Last night Southwestern Seminary released a statement that caught most of us completely off guard. The Executive Committee of the trustee board, a smaller group of the trustees, unanimously decided to terminate Dr. Paige Patterson effective immediately. Only a week ago the full trustee board had met in a long, likely contentious meeting that resulted in his removal from the role of president of the seminary, but with a visible continuing role on campus as President Emeritus, Theologian in Residence, living quarters, and continued salary.
There was little focus on the executive board meeting yesterday. The week before all eyes were on SWBTS, reporters waiting into the early hours of the morning for word of the decision, leaks from Patterson supporters that he had been fired, and finally the head-scratching decision that came out of that meeting. I don’t remember hearing anything about yesterday’s meeting ahead of the statement. I think everyone assumed that, if the trustees were going to act, the next time that might happen would be the next full meeting of the board which wouldn’t take place until after the convention. In short, we just didn’t expect any news to come out at this point.
We also assumed the board was in a closely-divided deadlock on whether or not Patterson should really be fired. He wasn’t fired at the last meeting so something significant would need to happen in order for the decision to change.
I’m reading between the lines here of the first and second press release, but it seems something significant did happen, and that most of us were wrong about which meeting that significant event would be dealt with. The Washington Post story about the 2003 sexual assault aftermath was released the day of last week’s trustee meeting, publicly posted during the meeting itself. Most expected the trustees to include that information in their deliberations last week, but the press release vaguely alluded to the fact that wasn’t a major factor in their decision-making process at that point. It appears that further investigation confirmed and/or brought new information to light that led to the immediate termination of Dr.

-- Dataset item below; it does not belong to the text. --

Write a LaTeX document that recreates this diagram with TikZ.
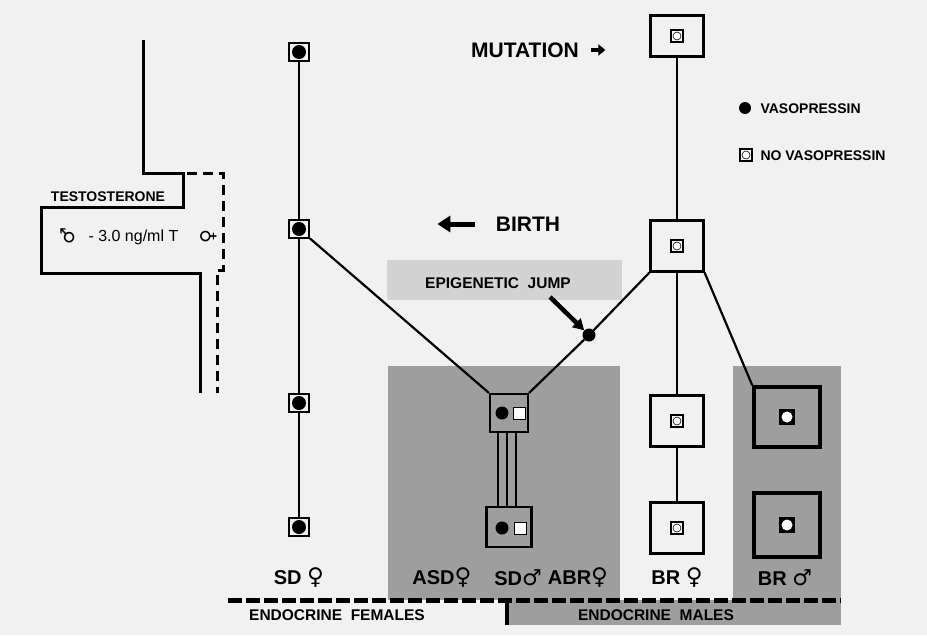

Patterson.
Last night’s statement made clear the decision of the SWBTS Trustee Executive Committee was unanimous. What does that indicate? I believe it shows the information they considered was substantial and those trustees believed they had sufficient grounds to take the surprising step of revoking the benefits provided last week, even before a full BoT meeting could be called.
There should be no rejoicing over the fall of another person. We should be grateful the correct decision was made. I was really frustrated, along with many others, after last week’s meeting. It wasn’t clear at all they intended to continue with an immediate follow up and investigation. I think a lot of the criticism they received might have been withheld if that fact had been made clear, but they may have had completely valid reasons for feeling that detail wasn’t something they could say publicly at the time.
Most of all we should grieve with those who have been affected. Those who have told their stories. Those who have been fired, or put on probation, or mistreated. I’m thankful for their courage and they have been heard. For the 3,000+ women who signed the public letter to the SWBTS trustees. For Megan Lively. For Ed Stetzer whose CT article a few weeks ago seemed to bring many of these realities to the surface. For excellent reporting from Sarah Pulliam Bailey and Sarah Smith. For Thom Rainer and Russell Moore and others who spoke clearly and even broke the protocol of not criticizing other entity heads in order to say what all of us should have been saying. And for the SWBTS trustee board who showed real leadership yesterday and made the right decision.